Today, I got a briefing from our Budget Office. It’s the one that kicks off the budgeting season, the one where the whole team updates me on revenues coming in, shares projections based on economic indicators, and tells me about forthcoming increases in the county’s financial obligations.
It’s a roller coaster presentation that I’m getting used to. Revenue growth in a good economy is thrilling. Increased costs are sobering. Tough decisions lie ahead.
We’re in better shape than the state. We both have a fiscal cliff at the end of federal COVID money, but theirs is bigger. We used ours only on one-time investments, some of which we want to continue, but theirs was used to put off hard decisions, like how to fund transportation amidst declining gas tax revenue.
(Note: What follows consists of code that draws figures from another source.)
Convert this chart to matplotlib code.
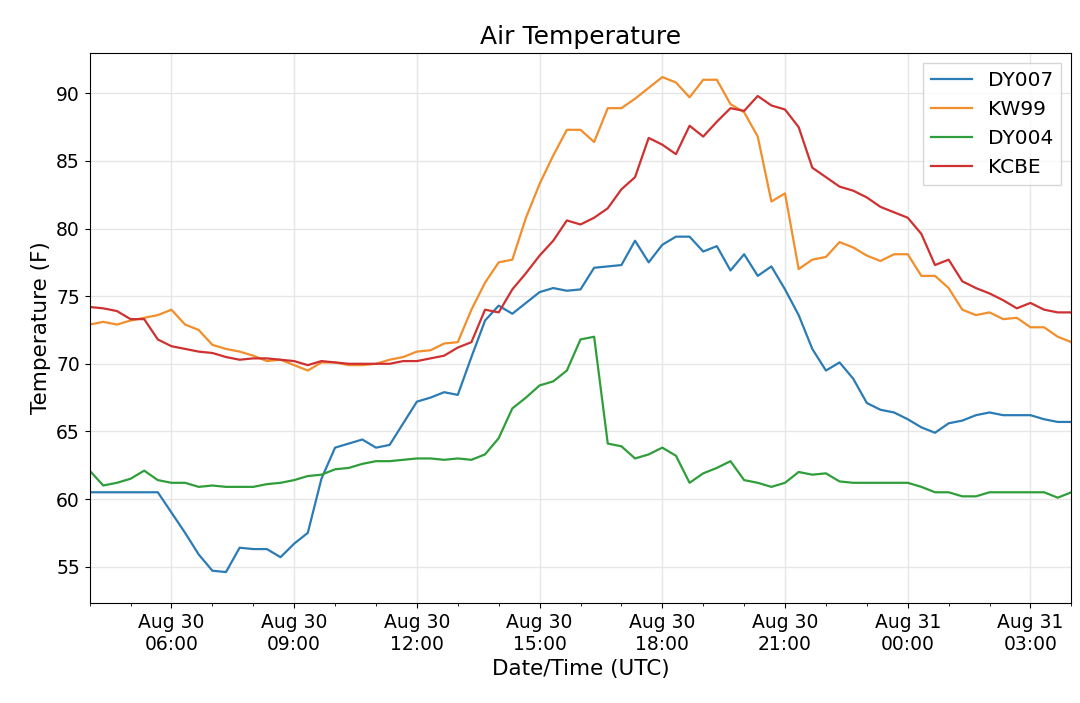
import numpy as np
import pandas as pd
import matplotlib
matplotlib.use("Agg")
import matplotlib.pyplot as plt
import matplotlib.dates as mdates

# 20-minute readings starting Aug 30 04:00 UTC
dy007 = [60.5, 60.5, 60.5, 60.5, 60.5, 60.5, 59.0, 57.5, 55.9, 54.7, 54.6, 56.4,
         56.3, 56.3, 55.7, 56.7, 57.5, 61.5, 63.8, 64.1, 64.4, 63.8, 64.0, 65.6,
         67.2, 67.5, 67.9, 67.7, 70.5, 73.2, 74.3, 73.7, 74.5, 75.3, 75.6, 75.4,
         75.5, 77.1, 77.2, 77.3, 79.1, 77.5, 78.8, 79.4, 79.4, 78.3, 78.7, 76.9,
         78.1, 76.5, 77.2, 75.5, 73.6, 71.1, 69.5, 70.1, 68.9, 67.1, 66.6, 66.4,
         65.9, 65.3, 64.9, 65.6, 65.8, 66.2, 66.4, 66.2, 66.2, 66.2, 65.9, 65.7, 65.7]
kw99 = [72.9, 73.1, 72.9, 73.2, 73.4, 73.6, 74.0, 72.9, 72.5, 71.4, 71.1, 70.9,
        70.6, 70.2, 70.3, 69.9, 69.5, 70.1, 70.1, 69.9, 69.9, 70.0, 70.3, 70.5,
        70.9, 71.0, 71.5, 71.6, 74.0, 76.0, 77.5, 77.7, 80.8, 83.3, 85.4, 87.3,
        87.3, 86.4, 88.9, 88.9, 89.6, 90.4, 91.2, 90.8, 89.7, 91.0, 91.0, 89.2,
        88.6, 86.8, 82.0, 82.6, 77.0, 77.7, 77.9, 79.0, 78.6, 78.0, 77.6, 78.1,
        78.1, 76.5, 76.5, 75.6, 74.0, 73.6, 73.8, 73.3, 73.4, 72.7, 72.7, 72.0, 71.6]
dy004 = [62.1, 61.0, 61.2, 61.5, 62.1, 61.4, 61.2, 61.2, 60.9, 61.0, 60.9, 60.9,
         60.9, 61.1, 61.2, 61.4, 61.7, 61.8, 62.2, 62.3, 62.6, 62.8, 62.8, 62.9,
         63.0, 63.0, 62.9, 63.0, 62.9, 63.3, 64.5, 66.7, 67.5, 68.4, 68.7, 69.5,
         71.8, 72.0, 64.1, 63.9, 63.0, 63.3, 63.8, 63.2, 61.2, 61.9, 62.3, 62.8,
         61.4, 61.2, 60.9, 61.2, 62.0, 61.8, 61.9, 61.3, 61.2, 61.2, 61.2, 61.2,
         61.2, 60.9, 60.5, 60.5, 60.2, 60.2, 60.5, 60.5, 60.5, 60.5, 60.5, 60.1, 60.5]
kcbe = [74.2, 74.1, 73.9, 73.3, 73.3, 71.8, 71.3, 71.1, 70.9, 70.8, 70.5, 70.3,
        70.4, 70.4, 70.3, 70.2, 69.9, 70.2, 70.1, 70.0, 70.0, 70.0, 70.0, 70.2,
        70.2, 70.4, 70.6, 71.2, 71.6, 74.0, 73.8, 75.5, 76.7, 78.0, 79.1, 80.6,
        80.3, 80.8, 81.5, 82.9, 83.8, 86.7, 86.2, 85.5, 87.6, 86.8, 87.9, 88.9,
        88.7, 89.8, 89.1, 88.8, 87.5, 84.5, 83.8, 83.1, 82.8, 82.3, 81.6, 81.2,
        80.8, 79.6, 77.3, 77.7, 76.1, 75.6, 75.2, 74.7, 74.1, 74.5, 74.0, 73.8, 73.8]

times = pd.date_range("2023-08-30 04:00", periods=len(dy007), freq="20min")

fig = plt.figure(figsize=(10.8, 7.03), dpi=100)
ax = fig.add_axes([0.083, 0.142, 0.909, 0.783])
ax.plot(times, dy007, color="#2b7bb4", label="DY007", lw=1.6)
ax.plot(times, kw99, color="#f28e2b", label="KW99", lw=1.6)
ax.plot(times, dy004, color="#2f9e3a", label="DY004", lw=1.6)
ax.plot(times, kcbe, color="#cf3030", label="KCBE", lw=1.6)

ax.set_xlim(pd.Timestamp("2023-08-30 04:00"), pd.Timestamp("2023-08-31 04:00"))
ax.set_ylim(52.3, 93.0)
ax.xaxis.set_major_locator(mdates.HourLocator(byhour=[0, 3, 6, 9, 12, 15, 18, 21]))
ax.xaxis.set_minor_locator(mdates.HourLocator())
ax.xaxis.set_major_formatter(mdates.DateFormatter("%b %d\n%H:%M"))
ax.grid(True, color="#e6e6e6", lw=1)
ax.tick_params(labelsize=13.5)
ax.set_title("Air Temperature", fontsize=18)
ax.set_xlabel("Date/Time (UTC)", fontsize=15.5)
ax.set_ylabel("Temperature (F)", fontsize=15.5)
ax.legend(loc="upper right", fontsize=14.5, fancybox=False, edgecolor="#cccccc")
fig.savefig("out.png", dpi=100)
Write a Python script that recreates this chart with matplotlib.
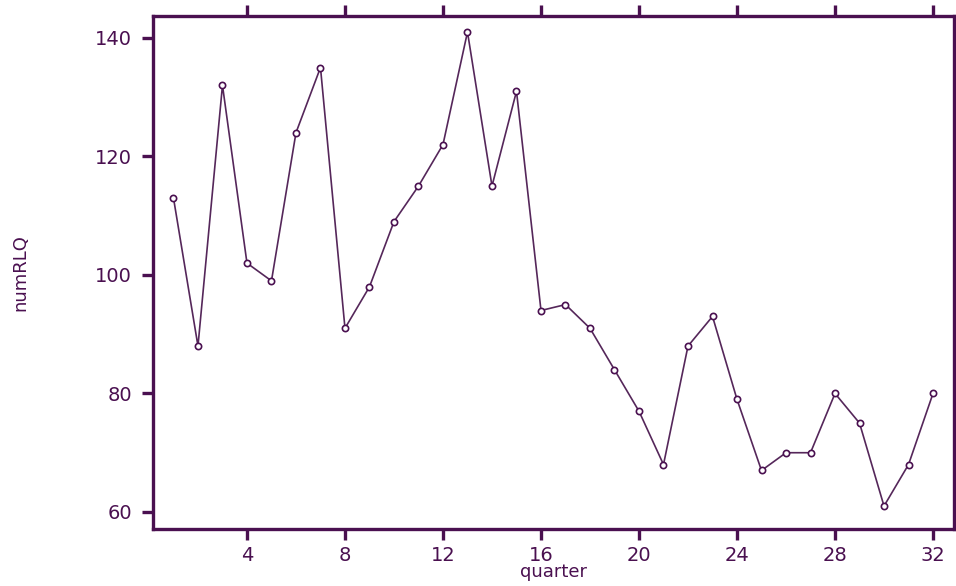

I attended the winter meeting of the Maryland Association of Counties in Cambridge last week. They titled the gathering “Eye of the Storm.” The eye is county government, and the storm is Maryland’s fiscal challenges.
Governor Moore warned during his campaign, when he took office, and at last summer’s MACO meeting that the longstanding structural deficit must be confronted, and that doing so would require hard fiscal decisions. But when Transportation Secretary Wiedefeld went public at the start of the week with the outline of what a balanced budget looks like for MDOT, people finally paid attention.
The Moore team knew that the transportation budget would be bitter medicine for county leaders, but the Governor chose to make himself available, very available, to discuss it. After the Secretary offered a preview to Baltimore region County Executives, we asked for an emergency weekend meeting with the Governor himself, and we got one. We warned about political consequences to the cuts, and he listened. We encouraged him to consider revenue enhancements, he reminded us that a commission exists to do just that. He acknowledged that this isn’t the transportation budget that we need to grow our economy, improve our environment, or expand economic opportunity, but that getting where we want to be will require all hands on deck - the General Assembly, county leaders, and the public. In the meantime, we must face the facts that are before us.
Then Governor Moore showed up at the MACO meeting. He spoke bluntly about how we got where we are, and the kind of work that it will take to get where we want to be. He noted that while he’s new to political office, he’s not new to budgets.
As badly as I want state funds to pay for transit and road improvements in our county, I found his words refreshing, and necessary. I wondered if there was still such a thing as a fiscally responsible Republican, and if so whether they were willing to support the message. I wondered whether Democrats were willing to get on board with some sacrifice, and to give the governor they elected the time and the space needed to build public and political support for complex solutions to decades-old challenges.
My advice to the Governor and his team is this. Keep on showing up. Keep on reaching out. Keep on being transparent. And then when it’s time to do the hard stuff, whether it’s cutting spending or raising revenue, we can do it together.
But I can’t offer that kind of advice if I don’t practice it, and that’s why once again we will hold a Budget Town Hall in each of our seven council districts, to share our budget outlook and hear the priorities of anyone and everyone who chooses to attend. They take place in January and the first week of February, and just as I’ve done 35 times over the last five years, I will be accompanied at the front table by the County Council member who represents the district.
So welcome to budget season, the hardest season in government. Let’s get to work, together.